Fußballvereine, die früher durch ehrenamtliches Engagement aufgebaut wurden, sind heute teilweise sehr erfolgreiche Wirtschaftsunternehmen. Die Fußballprofiabteilungen sind zumeist in Rechtsformen wie GmbH, AG oder GmbH & Co. KG auf Aktien ausgelagert. Dieser Wandel wirft heute mehr denn je Fragen nach dem gesellschaftlichen Beitrag des Profifußballs auf. Auch wenn bei allen Aktivitäten das oberste Ziel der maximale sportliche Erfolg ist, stellt sich die Frage nach weiteren Zielen. Fußballvereine sollten sich zu ihrem Beitrag zum Gemeinwohl auf allen Ebenen, auch hinsichtlich Umwelt- und Klimaschutz, bekennen – zumal das Commitment interner und externer Stakeholder zunehmen wird. Es gilt, neue, mutige Wege einzuschlagen und Verantwortung zu übernehmen für die Zukunft des Fußballsports in all seinen Ausprägungen und, ganz allgemein, für die Lebensgrundlagen der nächsten Generationen.

Agenda für 2030

  • Die Klubs der Bundesliga und 2. Bundesliga sind CO2-neutral in den Scopes 1 bis 3.
  • Die Klubs haben gemeinsam den Wettbewerb über­arbeitet und Regelungen, etwa zu Gehaltsobergrenzen, verabschiedet. Die Vermarktungsspirale wurde­ gebremst.
  • Der Fußball fungiert als starke Interessenvertretung der Athleten, die die Entscheidungen der Verbände und Klubs positiv beeinflusst.
  • FIFA und UEFA einigen sich auf weniger Wettbewerbe und Spiele und stärken damit das Produkt Fußball.

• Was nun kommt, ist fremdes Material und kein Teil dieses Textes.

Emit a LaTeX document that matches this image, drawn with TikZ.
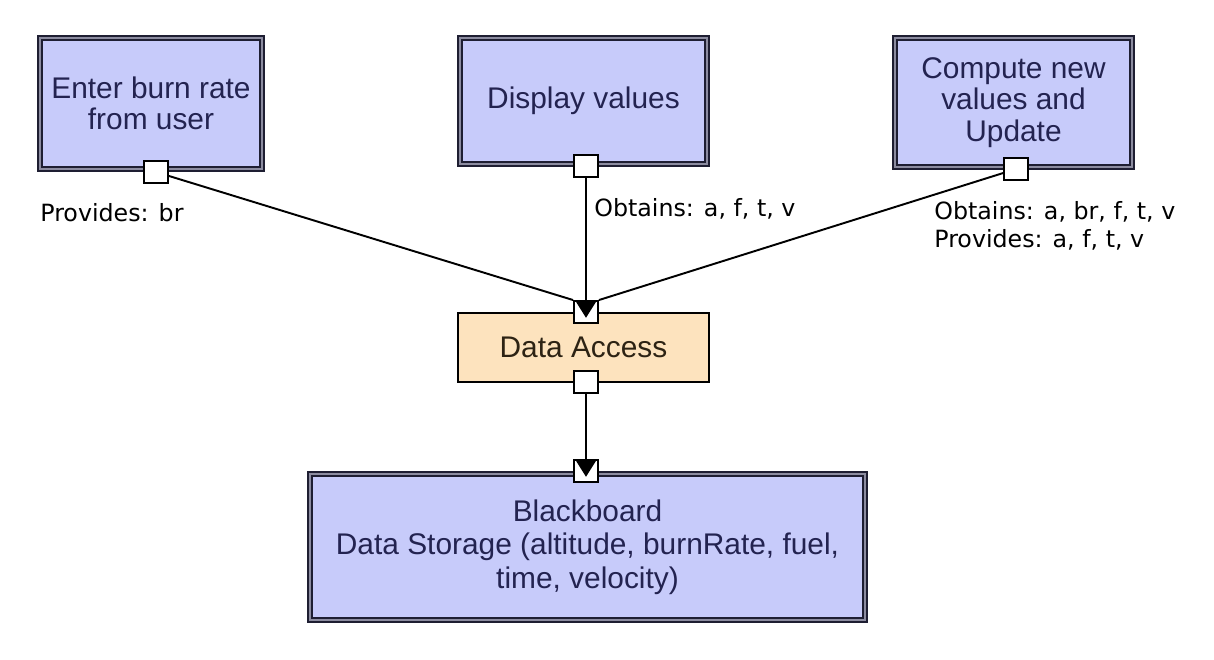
\documentclass[tikz,border=0pt]{standalone}
\usepackage{fontspec}
\setmainfont{Liberation Sans}
\newfontfamily\notefont{DejaVu Sans}
\usepackage{tikz}
\usetikzlibrary{arrows.meta, positioning, calc}
\definecolor{taskblue}{RGB}{199, 203, 250}
\definecolor{taskline}{RGB}{30, 30, 50}
\definecolor{taskgap}{RGB}{140, 140, 160}
\definecolor{tasktext}{RGB}{35, 35, 80}
\definecolor{accessfill}{RGB}{253, 227, 190}
\definecolor{accesstext}{RGB}{45, 35, 20}

\tikzset{
  task/.style={draw=taskline, line width=1pt, double=taskgap, double distance=1.4pt,
    fill=taskblue, inner sep=0pt, align=center, text=tasktext,
    font=\fontsize{17}{18}\selectfont},
  access/.style={draw=black, line width=1.4pt, fill=accessfill, inner sep=0pt,
    align=center, text=accesstext, font=\fontsize{17}{18}\selectfont,
    minimum width=5.02cm, minimum height=1.38cm},
  port/.style={draw=black, line width=1.1pt, fill=white, inner sep=0pt,
    minimum width=0.48cm, minimum height=0.44cm},
  note/.style={font=\notefont\fontsize{13.5}{16}\selectfont, inner sep=0pt, align=left},
  link/.style={line width=1.1pt, black},
  flow/.style={link, -{Triangle[width=11pt, length=9pt]}}
}

\begin{document}
\begin{tikzpicture}
  \useasboundingbox (0, 0) rectangle (24.28, -13.2);

  % Components
  \node[task, minimum width=4.44cm, minimum height=2.62cm] (enter) at (3.02, -2.07)
    {Enter burn rate\\from user};
  \node[task, minimum width=4.94cm, minimum height=2.52cm] (display) at (11.67, -2.02)
    {Display values};
  \node[task, minimum width=4.74cm, minimum height=2.58cm] (compute) at (20.27, -2.05)
    {Compute new\\values and\\Update};

  % Connector
  \node[access] (access) at (11.67, -6.95) {Data Access};

  % Blackboard
  \node[task, minimum width=11.1cm, minimum height=2.92cm, font=\fontsize{17}{19}\selectfont] (board) at (11.75, -10.94)
    {Blackboard\\Data Storage (altitude, burnRate, fuel,\\time, velocity)};

  % Ports
  \node[port] (enterport) at (3.12, -3.44) {};
  \node[port] (displayport) at (11.72, -3.32) {};
  \node[port] (computeport) at (20.32, -3.38) {};
  \node[port] (accesstop) at (11.72, -6.24) {};
  \node[port] (accessbottom) at (11.72, -7.64) {};
  \node[port] (boardtop) at (11.72, -9.42) {};

  % Links
  \draw[link] (enterport) -- (accesstop.north west);
  \draw[link] (computeport) -- (accesstop.north east);
  \draw[flow] (displayport) -- ([yshift=3.5pt]accesstop.south);
  \draw[flow] (accessbottom) -- ([yshift=3.5pt]boardtop.south);

  % Labels
  \node[note, anchor=west] (providesbr) at (0.8, -4.26) {Provides: br};
  \node[note, anchor=west] (obtainsdisp) at (11.88, -4.18) {Obtains: a, f, t, v};
  \node[note, anchor=west] (computenote) at (18.68, -4.52)
    {Obtains: a, br, f, t, v\\Provides: a, f, t, v};
\end{tikzpicture}
\end{document}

Nico Briskorn, geb. 1977, ist seit mehr als zehn Jahren als Nachhaltigkeitsexperte beim VfL Wolfsburg im Einsatz. Unter seiner Leitung hat der VfL Wolfsburg als weltweit erster Fußballklub 2012 einen GRI-zertifizierten Nachhaltigkeitsbericht veröffentlicht. In nationalen und internationalen Gremien und Arbeitsgruppen wirkt der Diplom-Sportwissenschaftler maßgeblich daran mit, Branchenstandards zu entwickeln und zu etablieren. So haben Klubs der Bundesliga und 2. Bundesliga 2020 gemeinsam mit dem VfL Wolfsburg »sustainClub« durchlaufen, das erste Nachhaltigkeitslabel speziell für den Fußball.